To be fair, the Jongmyo rites are a solemn ceremony and not intended as mass public entertainment, and so it is hardly surprising that the rituals are not more popular with the locals. Moreover, as I fretted that most of the spectators at the ceremony were Japanese and Chinese, I realised that there was probably a similar balance of tourists and locals in the various public ceremonies in London. And if I was going to criticise Koreans for not attending their own most solemn ceremonies, I would have to criticise myself for never having shown much interest in royal weddings and funerals in the UK. You never appreciate the things on your doorstep.
The Jongmyo rites do present a tourist opportunity, and while many of the visitors to the shrine were casual sightseers, the Korean Tourism Organisation had organised a total of some 500 tourists to come to Korea for a cultural tour of which the high-spot was the Jongmyo Daeje. The day before the rites, they had presented lectures on the meaning of the ceremonies. After the rites, the tourists were heading off down to Kyongju. And why should heritage not be a key tourism selling point? After all, Shakespeare and the Monarchy seem to be a key draw which brings foreign tourists to England.
But heritage should also be for domestic consumption, and one of the changes to the education system since the Cultural Heritage Foundation came into existence is that traditional music is now a compulsory subject in elementary schools. Confirming this well-developed infrastructure for traditional music, Hwang Byung-gi had just told me that when he started learning the kayageum in the 1950s only 10 new instruments were being made every year; now it’s closer to 10,000. Seoul National University was the first to establish a course in traditional music, in 1959. Now there are 20 universities to offer it.

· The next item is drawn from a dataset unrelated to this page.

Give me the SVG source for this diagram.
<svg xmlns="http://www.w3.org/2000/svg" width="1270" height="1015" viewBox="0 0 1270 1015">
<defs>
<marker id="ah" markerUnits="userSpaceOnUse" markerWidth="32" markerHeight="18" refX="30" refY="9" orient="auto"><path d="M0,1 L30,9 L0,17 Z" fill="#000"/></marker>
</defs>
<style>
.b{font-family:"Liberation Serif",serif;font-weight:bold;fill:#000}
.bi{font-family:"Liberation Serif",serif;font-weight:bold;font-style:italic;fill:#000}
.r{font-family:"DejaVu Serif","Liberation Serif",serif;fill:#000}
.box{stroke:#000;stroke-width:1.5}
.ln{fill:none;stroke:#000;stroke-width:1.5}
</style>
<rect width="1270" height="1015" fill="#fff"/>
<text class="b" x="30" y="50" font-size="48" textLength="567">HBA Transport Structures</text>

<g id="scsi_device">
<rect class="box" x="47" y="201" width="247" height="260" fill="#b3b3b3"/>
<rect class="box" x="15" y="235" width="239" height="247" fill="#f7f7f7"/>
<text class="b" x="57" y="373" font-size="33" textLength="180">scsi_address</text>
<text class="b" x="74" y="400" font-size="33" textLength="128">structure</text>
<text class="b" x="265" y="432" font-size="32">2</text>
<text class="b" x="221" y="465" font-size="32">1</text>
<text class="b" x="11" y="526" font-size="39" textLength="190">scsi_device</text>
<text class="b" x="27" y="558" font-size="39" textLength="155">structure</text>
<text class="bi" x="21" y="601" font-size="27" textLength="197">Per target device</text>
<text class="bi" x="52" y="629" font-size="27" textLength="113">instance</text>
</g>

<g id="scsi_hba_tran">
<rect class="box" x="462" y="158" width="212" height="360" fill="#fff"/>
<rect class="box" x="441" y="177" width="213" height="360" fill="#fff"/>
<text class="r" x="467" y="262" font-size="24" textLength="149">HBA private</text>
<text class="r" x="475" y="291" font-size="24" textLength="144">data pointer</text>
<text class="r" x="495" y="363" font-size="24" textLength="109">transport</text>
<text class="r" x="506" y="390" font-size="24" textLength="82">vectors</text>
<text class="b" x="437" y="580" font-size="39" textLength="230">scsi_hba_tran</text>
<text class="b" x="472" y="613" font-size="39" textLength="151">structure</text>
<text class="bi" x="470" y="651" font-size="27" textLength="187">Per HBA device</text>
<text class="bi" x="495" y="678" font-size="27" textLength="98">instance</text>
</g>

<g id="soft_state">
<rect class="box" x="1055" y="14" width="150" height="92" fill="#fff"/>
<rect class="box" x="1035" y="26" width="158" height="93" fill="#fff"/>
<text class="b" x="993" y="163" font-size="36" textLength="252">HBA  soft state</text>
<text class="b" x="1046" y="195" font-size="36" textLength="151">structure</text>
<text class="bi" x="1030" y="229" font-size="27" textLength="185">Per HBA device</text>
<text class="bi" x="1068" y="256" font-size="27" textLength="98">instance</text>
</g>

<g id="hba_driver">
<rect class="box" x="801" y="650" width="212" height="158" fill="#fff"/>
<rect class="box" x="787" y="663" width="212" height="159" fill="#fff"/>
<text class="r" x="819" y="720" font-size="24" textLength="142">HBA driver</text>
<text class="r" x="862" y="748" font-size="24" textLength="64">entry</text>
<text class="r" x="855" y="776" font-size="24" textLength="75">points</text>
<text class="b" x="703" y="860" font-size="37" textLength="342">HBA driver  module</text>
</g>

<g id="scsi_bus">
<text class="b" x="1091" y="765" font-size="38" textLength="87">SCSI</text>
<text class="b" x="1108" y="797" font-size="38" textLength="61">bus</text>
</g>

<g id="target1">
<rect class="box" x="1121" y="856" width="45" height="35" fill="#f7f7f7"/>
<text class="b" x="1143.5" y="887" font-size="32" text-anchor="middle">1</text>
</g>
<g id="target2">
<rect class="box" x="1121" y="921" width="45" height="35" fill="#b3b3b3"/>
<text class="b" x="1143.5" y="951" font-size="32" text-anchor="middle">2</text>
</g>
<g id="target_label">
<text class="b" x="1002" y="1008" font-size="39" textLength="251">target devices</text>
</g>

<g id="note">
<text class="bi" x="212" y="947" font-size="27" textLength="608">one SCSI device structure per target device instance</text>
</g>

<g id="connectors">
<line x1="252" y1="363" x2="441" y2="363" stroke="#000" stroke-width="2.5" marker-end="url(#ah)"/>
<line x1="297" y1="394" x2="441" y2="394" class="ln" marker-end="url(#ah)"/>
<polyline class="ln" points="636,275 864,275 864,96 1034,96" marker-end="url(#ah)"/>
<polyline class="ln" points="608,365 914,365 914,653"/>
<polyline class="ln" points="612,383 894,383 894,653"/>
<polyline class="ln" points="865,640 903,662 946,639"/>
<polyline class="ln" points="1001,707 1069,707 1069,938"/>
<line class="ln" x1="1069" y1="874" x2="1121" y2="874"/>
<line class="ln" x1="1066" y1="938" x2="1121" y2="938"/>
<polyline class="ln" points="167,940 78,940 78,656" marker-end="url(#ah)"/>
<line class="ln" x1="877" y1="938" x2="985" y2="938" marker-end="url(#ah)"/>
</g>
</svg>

And it’s not just casual tourists who come to see ceremonies such as the Jongmyo rites. More recently, visiting scholars from China, where such ceremonies have been lost, have come to see how Korea has preserved the ancient traditions. To what extent is the Jongmyo Daeje put on just for tourists, or is it something which is a real, living part of Korean life? Well, the speeches and introductory videos which precede the main ceremony at the Jeongjeon might suggest that the event is primarily intended as a piece of public spectacle – in which of course it is incredibly successful. But among the crowds witnessing the event are surviving members of the Yi royal dynasty, who are there to pay respects to their ancestors.
The promotion of traditional culture is a task which is never finished, as there are always new generations of audience to educate. But the Cultural Heritage Foundation is satisfied with progress so far. And even if younger generations are not always going to be grabbed by traditional music or other items of cultural heritage, travellers from abroad, and particularly from countries in Asia with shared Confucian, Sino-centric heritage will want to experience Korea’s ancient traditions which are still maintained today.
Note: much of the material from the interview with the Cultural Heritage Foundation has been used in my account of the Jongmyo Rituals themselves.
- The fact that these outlets are run by a government organisation seems to answer a question that troubled me last time I passed through Incheon: why don’t these shops include selected CDs of easily accessible Korean traditional music, or the gugak fusion CDs heard in tourist shops everywhere? I’m guessing that a CD by, say, the Sookmyung Kayageum Orchestra would be outside of the remit of these stores, because it is not a product created by the holder of an intangible cultural property. It’s a slight pity that tourists are not able to make a harmless impulse-buy of this nature.